Abt’s approach to providing sustainable solutions to our clients’ most critical challenges can be seen in news out of the Dominican Republic. With the support of the Abt-led, USAID-funded SHOPS Plus, three non-governmental organizations (NGOs) are reducing their reliance on foreign aid funding by contracting with SENASA, the Dominican Republic’s national health insurance agency, to provide primary care services.
The Center for Comprehensive Research and Training (COIN), Clínica de Familia, and the Center for Human Advancement and Solidarity (CEPROSH) all signed contracts to join SENASA’s provider network. These NGOs provide HIV, sexual and reproductive health, and other primary care services to approximately 12,000 people per year, and provide antiretroviral treatment to more than 4,000 of the 34,000 people on HIV treatment in the Dominican Republic. With the new revenue from the subsidized scheme, the NGOs will be able to sustain their services and develop the systems needed to contract with other insurance schemes even as international donor funding diminishes. These are the first NGOs to contract with SENASA, so this is a milestone not only for sustainable health care, but for the roadmap it may provide for more NGOs to provide sustainable services by contracting with the agency in the future.

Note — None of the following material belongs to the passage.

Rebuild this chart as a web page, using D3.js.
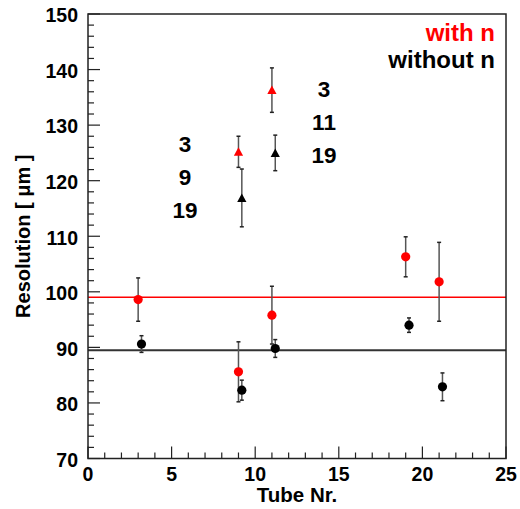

SHOPS Plus helped guide this collaboration by encouraging SENASA to pursue contracts with NGOs and then helping the NGOs meet SENASA’s pre-requisites and navigate the contracting process. Abt identified the obstacles to contracting and the requirements for accrediting health facilities, and quantified the benefits of doing so.

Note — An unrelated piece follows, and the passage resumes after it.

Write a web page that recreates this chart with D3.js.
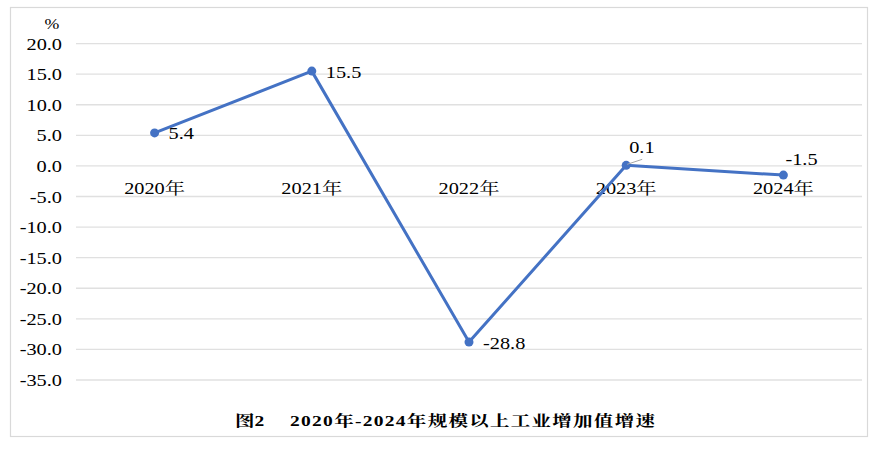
<!DOCTYPE html>
<html><head><meta charset="utf-8">
<script src="https://cdn.jsdelivr.net/npm/d3@7"></script>
<style>body{margin:0;background:#fff}svg{display:block}</style>
</head><body>
<svg id="c" width="878" height="454"></svg>
<script>
const categories = ["2020年","2021年","2022年","2023年","2024年"];
const values = [5.4, 15.5, -28.8, 0.1, -1.5];
const yTicks = [20,15,10,5,0,-5,-10,-15,-20,-25,-30,-35];
const labelPlacement = ["right","right","right","above","above"];
const titlePrefix = "图2";
const titleText = "2020年-2024年规模以上工业增加值增速";
const unitText = "%";

const FONT = "Liberation Serif, Noto Serif CJK SC, serif";
const SX = 1.27;
const fmt = d3.formatLocale({decimal:".",thousands:",",grouping:[3],currency:["",""],minus:"-"}).format(".1f");
const svg = d3.select("#c");

svg.append("rect").attr("x",10.5).attr("y",7.5).attr("width",857).attr("height",429)
  .attr("fill","#fff").attr("stroke","#d9d9d9").attr("stroke-width",1.2);

const x = d3.scaleBand().domain(categories).range([76,862]);
const y = d3.scaleLinear().domain([-35,20]).range([380,43.6]);
const cx = d => x(d) + x.bandwidth()/2;

function txt(g, s, px, py, opts={}){
  return g.append("text")
    .attr("transform",`translate(${px},${py}) scale(${opts.sx||SX},1)`)
    .attr("text-anchor",opts.anchor||"start")
    .style("font-family",FONT)
    .style("font-size",(opts.size||16)+"px")
    .style("font-weight",opts.weight||"normal")
    .style("letter-spacing",(opts.ls||0)+"px")
    .attr("fill","#000")
    .text(s);
}

// gridlines
svg.append("g").selectAll("line").data(yTicks).join("line")
  .attr("x1",76).attr("x2",862)
  .attr("y1",d=>y(d)).attr("y2",d=>y(d))
  .attr("stroke","#e0e0e0").attr("stroke-width",1.3);

// y tick labels
const yl = svg.append("g");
yTicks.forEach(t => txt(yl, fmt(t), 62, y(t)+6, {anchor:"end"}));
txt(yl, unitText, 52, 29, {anchor:"middle", size:14});

// category labels
const xl = svg.append("g");
categories.forEach(c => txt(xl, c, cx(c), 194, {anchor:"middle"}));

// line
const line = d3.line().x((d,i)=>cx(categories[i])).y(d=>y(d));
svg.append("path").datum(values).attr("d",line)
  .attr("fill","none").attr("stroke","#4472C4").attr("stroke-width",3)
  .attr("stroke-linejoin","round");
svg.append("g").selectAll("circle").data(values).join("circle")
  .attr("cx",(d,i)=>cx(categories[i])).attr("cy",d=>y(d)).attr("r",4.5)
  .attr("fill","#4472C4");

// data labels
const dl = svg.append("g");
values.forEach((v,i)=>{
  const px = cx(categories[i]), py = y(v);
  if (labelPlacement[i]==="right") {
    txt(dl, fmt(v), px+14, py+6.5);
  } else {
    if (i===3) {
      dl.append("line").attr("x1",px+1).attr("y1",py-1).attr("x2",px+16).attr("y2",py-6)
        .attr("stroke","#a6a6a6").attr("stroke-width",1);
      txt(dl, fmt(v), px+3, py-12);
    } else {
      txt(dl, fmt(v), px+2, py-10);
    }
  }
});

// title
const tg = svg.append("g");
txt(tg, titlePrefix, 235, 426, {size:15, weight:"bold", sx:1.3});
txt(tg, titleText, 290, 426, {size:15, weight:"bold", sx:1.3, ls:1});
</script>
</body></html>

Through SHOPS Plus, Abt will continue to work with the three NGOs to execute their contracts with SENASA. Our technical assistance will include developing standard procedures for submitting claims, facilitating a knowledge exchange between NGOs that have previous experience billing other insurance schemes and those with no experience, and organizing contract review meetings with SENASA to address any issues that arise.